ReportBurster bundles a complete dbt project using dbt Core with the dbt-clickhouse adapter:
What the transform produces:
- 5 staging views (thin rename/cast layer over raw OLTP tables)
- 4 dimension tables (
dim_customer,dim_product,dim_employee,dim_time) - 1 fact table (
fact_sales) - 2 analytical views (
vw_sales_detail,vw_monthly_sales)
Running the transform:
cd db
docker compose run --build dbt-transform runOne command. Docker handles the environment. dbt handles the SQL.
Scheduling in production:
- Simple: Cron job —
30 * * * * cd /path/to/db && docker compose run dbt-transform run - Advanced: Apache Airflow, Dagster (native dbt integration), or Prefect
Start with cron.
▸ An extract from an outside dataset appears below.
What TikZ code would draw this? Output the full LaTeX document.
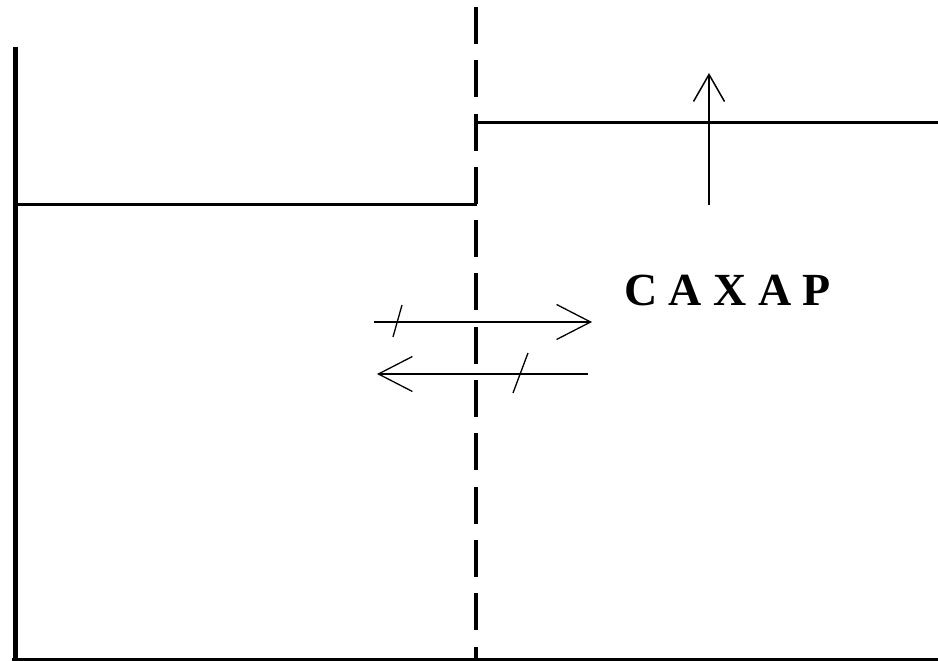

Graduate to an orchestrator when you need retries, alerting, or multi-step pipeline management.
Customization: The bundled Northwind models in db/dbt/models/ are templates. Replace the staging and mart models with your own business schema, update the source definitions, and rebuild.
Full ETL guide: The detailed step-by-step instructions (including verification queries, test commands, connection settings, and customization) are included in ReportBurster at
db/CONFIGURE_ETL.md.
AI-Powered Data Warehouse Design
Don't know where to start with your data warehouse? Athena — ReportBurster's AI advisor — can guide you through the entire process, from schema design to working dashboards.
Athena has hands-on experience with every part of the OLAP stack:
- Pivot table reports over OLAP databases — Athena walks you through connecting to DuckDB or ClickHouse, configuring the pivot table DSL, choosing dimensions and measures, and testing the result
- CDC replication setup — Athena helps you configure the Altinity Sink Connector for your specific source database (MySQL, PostgreSQL, or others)
- dbt transforms — Athena guides you through designing your star schema, writing dbt models, and running the transform pipeline
Each of these is demonstrated in a real AI conversation — not a script, not a mockup. You can see exactly how Athena reasons through each step.